Emory, CDC find immune response to Ebola virus

By Holly Korschun


A group of scientists from Emory and the Centers for Disease Control and Prevention (CDC) has discovered that a mouse strain of Ebola virus adapted from a human strain, induces a strong T-cell immune response despite some scientists’ belief that the lethal effects of Ebola are due to a virus-caused suppression of the immune system.

The new information about the immune response to Ebola could be an important step in developing an effective vaccine against the disease.

Ebola is an RNA virus that causes a severe hemorrhagic fever in humans and non-human primates, beginning within a few days of infection, with mortality of 50 to 80 percent in as little as one week.

The mouse-adapted strain tested by the Emory and CDC scientists produces 100 percent mortality in mice within six-to-eight days following injection of a low dose of virus.

Using markers of T-cell activation, the scientists detected a high frequency of activated T-cells in mice beginning as early as four days after infection. In addition, they detected high levels of the cytokine interferon gamma in the spleen, liver and serum. Cytokines are proteins produced by T-cells that prevent the growth of viruses and make cells resistant to viral infection.

The researchers concluded that despite the measurable immune response, Ebola causes its severe and rapidly fatal response in mice because the virus is so lethal that it allows no time for the immune T-cells to multiply and mount an attack.

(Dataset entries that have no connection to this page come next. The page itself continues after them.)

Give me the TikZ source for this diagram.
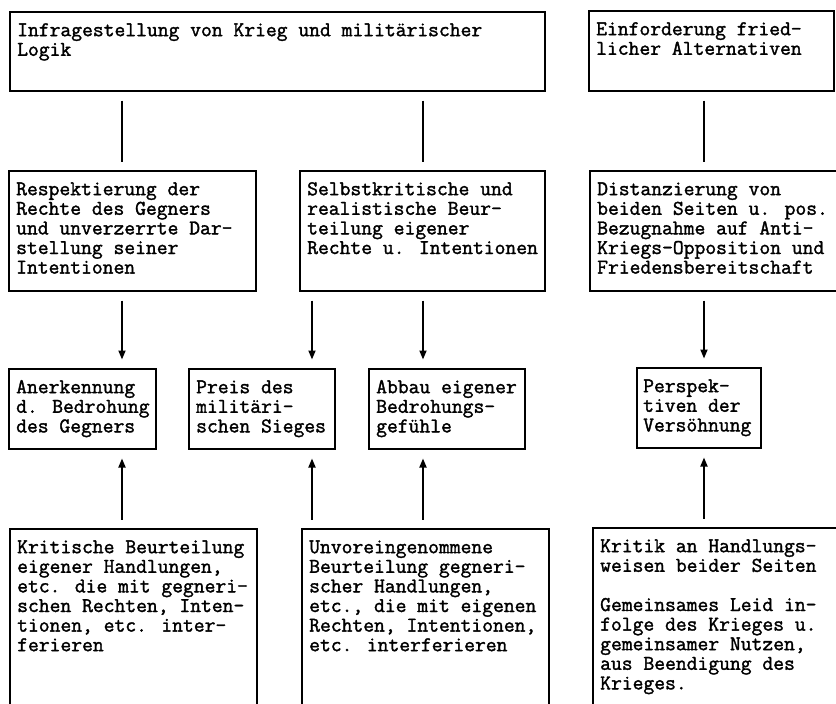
\documentclass[tikz,border=0pt]{standalone}
\usepackage{fontspec}
\usetikzlibrary{arrows.meta}
% serif typewriter face, slightly emboldened
\newfontfamily\tw{Latin Modern Mono}[BoldFont=Latin Modern Mono, BoldFeatures={FakeBold=1.6}]
\begin{document}
\begin{tikzpicture}[x=1pt,y=-1pt,
  box/.style={draw, line width=1.8pt, inner sep=0pt, outer sep=0pt, anchor=north west},
  txt/.style={anchor=north west, inner sep=0pt, align=left,
              font=\tw\bfseries\fontsize{21}{19.6}\selectfont},
  link/.style={line width=1.7pt, shorten <=9.5pt, shorten >=9.5pt},
  arr/.style={link, -{Triangle[length=9pt,width=7pt]}}]
\useasboundingbox (0,0) rectangle (836,704);
\clip (0,0) rectangle (836,704);
\newcommand\fl{\rule{0pt}{17pt}}

% column positions of the connectors
\coordinate (x1) at (122,0);
\coordinate (x2) at (312,0);
\coordinate (x3) at (423,0);
\coordinate (x4) at (704,0);

% top row
\node[box, minimum width=535, minimum height=79] (A) at (10,12) {};
\node[box, minimum width=245, minimum height=80] (B) at (589,11) {};
% second row
\node[box, minimum width=247, minimum height=120] (C) at (9,171) {};
\node[box, minimum width=245, minimum height=120] (D) at (300,171) {};
\node[box, minimum width=262, minimum height=120] (E) at (590,171) {};
% third row
\node[box, minimum width=147, minimum height=80] (F) at (9,369) {};
\node[box, minimum width=146, minimum height=80] (G) at (189,369) {};
\node[box, minimum width=156, minimum height=80] (H) at (369,369) {};
\node[box, minimum width=124, minimum height=80] (I) at (637,368) {};
% bottom row (runs past the lower edge)
\node[box, minimum width=247, minimum height=200] (J) at (10,529) {};
\node[box, minimum width=247, minimum height=200] (K) at (302,529) {};
\node[box, minimum width=262, minimum height=200] (L) at (593,528) {};

% texts
\node[txt] (At) at ([shift={(7,7)}]A.north west) {\fl Infragestellung von Krieg und militärischer\\Logik};
\node[txt] (Bt) at ([shift={(7,7)}]B.north west) {\fl Einforderung fried-\\licher Alternativen};
\node[txt] (Ct) at ([shift={(7,7)}]C.north west) {\fl Respektierung der\\Rechte des Gegners\\und unverzerrte Dar-\\stellung seiner\\Intentionen};
\node[txt] (Dt) at ([shift={(7,7)}]D.north west) {\fl Selbstkritische und\\realistische Beur-\\teilung eigener\\Rechte u. Intentionen};
\node[txt] (Et) at ([shift={(7,7)}]E.north west) {\fl Distanzierung von\\beiden Seiten u. pos.\\Bezugnahme auf Anti-\\Kriegs-Opposition und\\Friedensbereitschaft};
\node[txt] (Ft) at ([shift={(7,7)}]F.north west) {\fl Anerkennung\\d. Bedrohung\\des Gegners};
\node[txt] (Gt) at ([shift={(7,7)}]G.north west) {\fl Preis des\\militäri-\\schen Sieges};
\node[txt] (Ht) at ([shift={(7,7)}]H.north west) {\fl Abbau eigener\\Bedrohungs-\\gefühle};
\node[txt] (It) at ([shift={(6,7)}]I.north west) {\fl Perspek-\\tiven der\\Versöhnung};
\node[txt] (Jt) at ([shift={(7,7)}]J.north west) {\fl Kritische Beurteilung\\eigener Handlungen,\\etc. die mit gegneri-\\schen Rechten, Inten-\\tionen, etc. inter-\\ferieren};
\node[txt] (Kt) at ([shift={(7,7)}]K.north west) {\fl Unvoreingenommene\\Beurteilung gegneri-\\scher Handlungen,\\etc., die mit eigenen\\Rechten, Intentionen,\\etc. interferieren};
\node[txt] (Lt) at ([shift={(7,7)}]L.north west) {\fl Kritik an Handlungs-\\weisen beider Seiten\\[19.6pt]Gemeinsames Leid in-\\folge des Krieges u.\\gemeinsamer Nutzen,\\aus Beendigung des\\Krieges.};

% plain links from the top row
\draw[link] (A.south -| x1) -- (C.north -| x1);
\draw[link] (A.south -| x3) -- (D.north -| x3);
\draw[link] (B.south -| x4) -- (E.north -| x4);
% arrows down into the third row
\draw[arr] (C.south -| x1) -- (F.north -| x1);
\draw[arr] (D.south -| x2) -- (G.north -| x2);
\draw[arr] (D.south -| x3) -- (H.north -| x3);
\draw[arr] (E.south -| x4) -- (I.north -| x4);
% arrows up from the bottom row
\draw[arr] (J.north -| x1) -- (F.south -| x1);
\draw[arr] (K.north -| x2) -- (G.south -| x2);
\draw[arr] (K.north -| x3) -- (H.south -| x3);
\draw[arr] (L.north -| x4) -- (I.south -| x4);
\end{tikzpicture}
\end{document}
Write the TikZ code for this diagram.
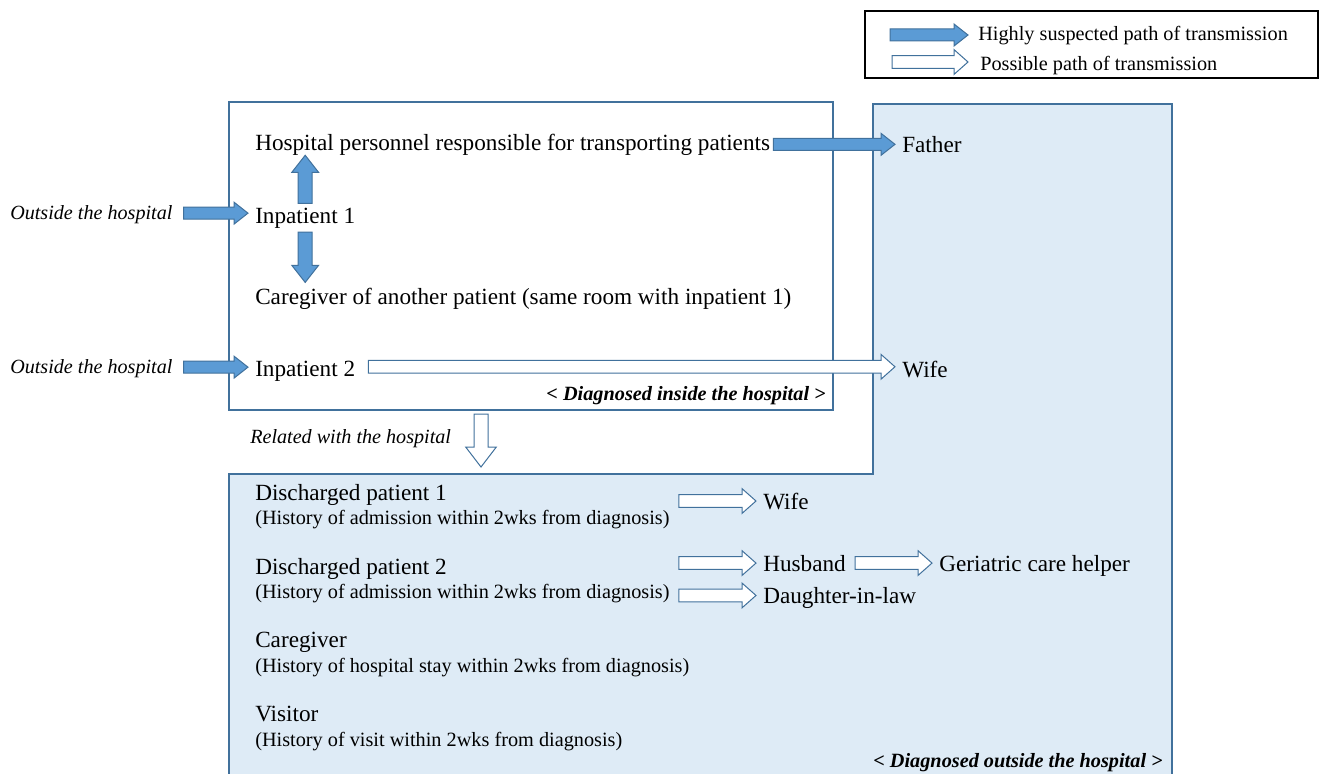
\documentclass[tikz,border=0pt]{standalone}
\usepackage{fontspec}
\setmainfont{Liberation Serif}
\usetikzlibrary{calc}
\definecolor{arrfill}{RGB}{91,155,213}
\definecolor{arredge}{RGB}{65,113,156}
\definecolor{regfill}{RGB}{222,235,246}
\tikzset{
  blk shaft/.store in=\blkS, blk head/.store in=\blkH, blk len/.store in=\blkL,
  blk shaft=4.5pt, blk head=8.25pt, blk len=10.5pt,
  rblock/.style={to path={let \p1=(\tikztostart), \p2=(\tikztotarget) in
    (\x1,\y1-\blkS) -- (\x2-\blkL,\y1-\blkS) -- (\x2-\blkL,\y1-\blkH) -- (\x2,\y1)
    -- (\x2-\blkL,\y1+\blkH) -- (\x2-\blkL,\y1+\blkS) -- (\x1,\y1+\blkS) -- cycle}},
  dblock/.style={to path={let \p1=(\tikztostart), \p2=(\tikztotarget) in
    (\x1-\blkS,\y1) -- (\x1-\blkS,\y2+\blkL) -- (\x1-\blkH,\y2+\blkL) -- (\x1,\y2)
    -- (\x1+\blkH,\y2+\blkL) -- (\x1+\blkS,\y2+\blkL) -- (\x1+\blkS,\y1) -- cycle}},
  ublock/.style={to path={let \p1=(\tikztostart), \p2=(\tikztotarget) in
    (\x1-\blkS,\y1) -- (\x1-\blkS,\y2-\blkL) -- (\x1-\blkH,\y2-\blkL) -- (\x1,\y2)
    -- (\x1+\blkH,\y2-\blkL) -- (\x1+\blkS,\y2-\blkL) -- (\x1+\blkS,\y1) -- cycle}},
  filledarr/.style={fill=arrfill, draw=arredge, line width=0.75pt, line join=miter},
  hollowarr/.style={fill=white, draw=arredge, line width=0.75pt, line join=miter},
  vert/.style={blk shaft=5.25pt, blk head=10pt, blk len=12.75pt},
  hol/.style={blk shaft=4.8pt, blk head=9.3pt, blk len=10.5pt},
  holdown/.style={blk shaft=5.25pt, blk head=11.5pt, blk len=15pt},
  main/.style={font=\fontsize{17.4}{20}\selectfont, inner sep=0pt, anchor=base west},
  small/.style={font=\fontsize{15.2}{18}\selectfont, inner sep=0pt, anchor=base west},
  ital/.style={font=\fontsize{15.1}{18}\selectfont\itshape, inner sep=0pt, anchor=base west},
  tag/.style={font=\fontsize{15.2}{18}\selectfont\bfseries\itshape, inner sep=0pt, anchor=base east},
  boxline/.style={draw=arredge, line width=1.1pt}
}
\begin{document}
\begin{tikzpicture}[x=0.75pt, y=-0.75pt]
\useasboundingbox (0,0) rectangle (1324,774);
% regions
\draw[boxline, fill=regfill] (873,104) -- (1172,104) -- (1172,790) -- (229,790) -- (229,474) -- (873,474) -- cycle;
\draw[boxline, fill=white] (229,102) rectangle (833,410);
\draw[black, line width=1pt] (865,11) rectangle (1318,78);
% legend
\node[small] (leg1) at (978,41) {Highly suspected path of transmission};
\node[small] (leg2) at (980,71) {Possible path of transmission};
\coordinate (l1a) at (890,35);
\coordinate (l2a) at (892,62);
% inside texts
\node[main] (hosp) at (255,150) {Hospital personnel responsible for transporting patients};
\node[main] (inp1) at (255,223) {Inpatient 1};
\node[main] (care) at (255,304) {Caregiver of another patient (same room with inpatient 1)};
\node[main] (inp2) at (255,376) {Inpatient 2};
\node[main] (father) at (902,152) {Father};
\node[main] (wife1) at (902,377) {Wife};
\node[ital] (out1) at (10,219) {Outside the hospital};
\node[ital] (out2) at (10,373) {Outside the hospital};
\node[tag] (diagin) at (826,400) {< Diagnosed inside the hospital >};
\node[ital] (related) at (250,443) {Related with the hospital};
\coordinate (rel1) at (481,414);
\coordinate (rel2) at (481,467);
% outside texts
\node[main] (dp1) at (255,500) {Discharged patient 1};
\node[small] (hist1) at (255,524) {(History of admission within 2wks from diagnosis)};
\node[main] (wife2) at (763,509) {Wife};
\node[main] (dp2) at (255,574) {Discharged patient 2};
\node[small] (hist2) at (255,598) {(History of admission within 2wks from diagnosis)};
\node[main] (husb) at (763,571) {Husband};
\node[main] (gch) at (939,571) {Geriatric care helper};
\node[main] (dil) at (763,603) {Daughter-in-law};
\node[main] (cg2) at (255,647) {Caregiver};
\node[small] (hist3) at (255,672) {(History of hospital stay within 2wks from diagnosis)};
\node[main] (visitor) at (255,721) {Visitor};
\node[small] (hist4) at (255,746) {(History of visit within 2wks from diagnosis)};
\node[tag] (diagout) at (1163,767) {< Diagnosed outside the hospital >};
% arrows
\draw[filledarr, rblock] (l1a) to ($(leg1.west)+(-10,0)$);
\draw[hollowarr, hol, rblock] (l2a) to ($(leg2.west)+(-12,0)$);
\draw[filledarr, rblock] ($(hosp.east)+(3,0)$) to ($(father.west)+(-7,0)$);
\draw[filledarr, vert, ublock] ($(inp1.north)+(0,-4)$) to ($(hosp.south -| inp1.north)+(0,0)$);
\draw[filledarr, vert, dblock] ($(inp1.south)+(0,4)$) to ($(care.north -| inp1.south)+(0,-5)$);
\draw[filledarr, rblock] ($(out1.east)+(11,-1)$) to ($(inp1.west)+(-7,0)$);
\draw[filledarr, rblock] ($(out2.east)+(11,-1)$) to ($(inp2.west)+(-7,0)$);
\draw[hollowarr, hol, rblock] ($(inp2.east)+(13,-4)$) to ($(wife1.west)+(-7,0)$);
\draw[hollowarr, holdown, dblock] (rel1) to (rel2);
\draw[hollowarr, hol, rblock] ($(hist1.east |- wife2.west)+(9,0)$) to ($(wife2.west)+(-7,0)$);
\draw[hollowarr, hol, rblock] ($(hist2.east |- husb.west)+(9,0)$) to ($(husb.west)+(-7,0)$);
\draw[hollowarr, hol, rblock] ($(husb.east)+(9,0)$) to ($(gch.west)+(-7,0)$);
\draw[hollowarr, hol, rblock] ($(hist2.east |- dil.west)+(9,-2)$) to ($(dil.west)+(-7,0)$);
\end{tikzpicture}
\end{document}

The research was conducted by Manisha Gupta, a postdoctoral fellow in immunology at Emory and CDC; Rafi Ahmed, professor of microbiology and immunology and director of the Vaccine Research Center; and CDC scientists Siddhartha Mahanty and Pierre Rollin.

In additional experiments, the scientists removed all of a certain kind of T-cell from a subset of mice and did not detect interferon gamma, suggesting that the T-cells are the major source of cytokines induced by Ebola during acute infection.

Further, scientists have shown that memory T-cells, in the absence of anti-Ebola antibodies, can protect against lethal infection.

In ongoing research, the scientists are working to understand the mechanism of immune protection, which will help in the design of an Ebola vaccine.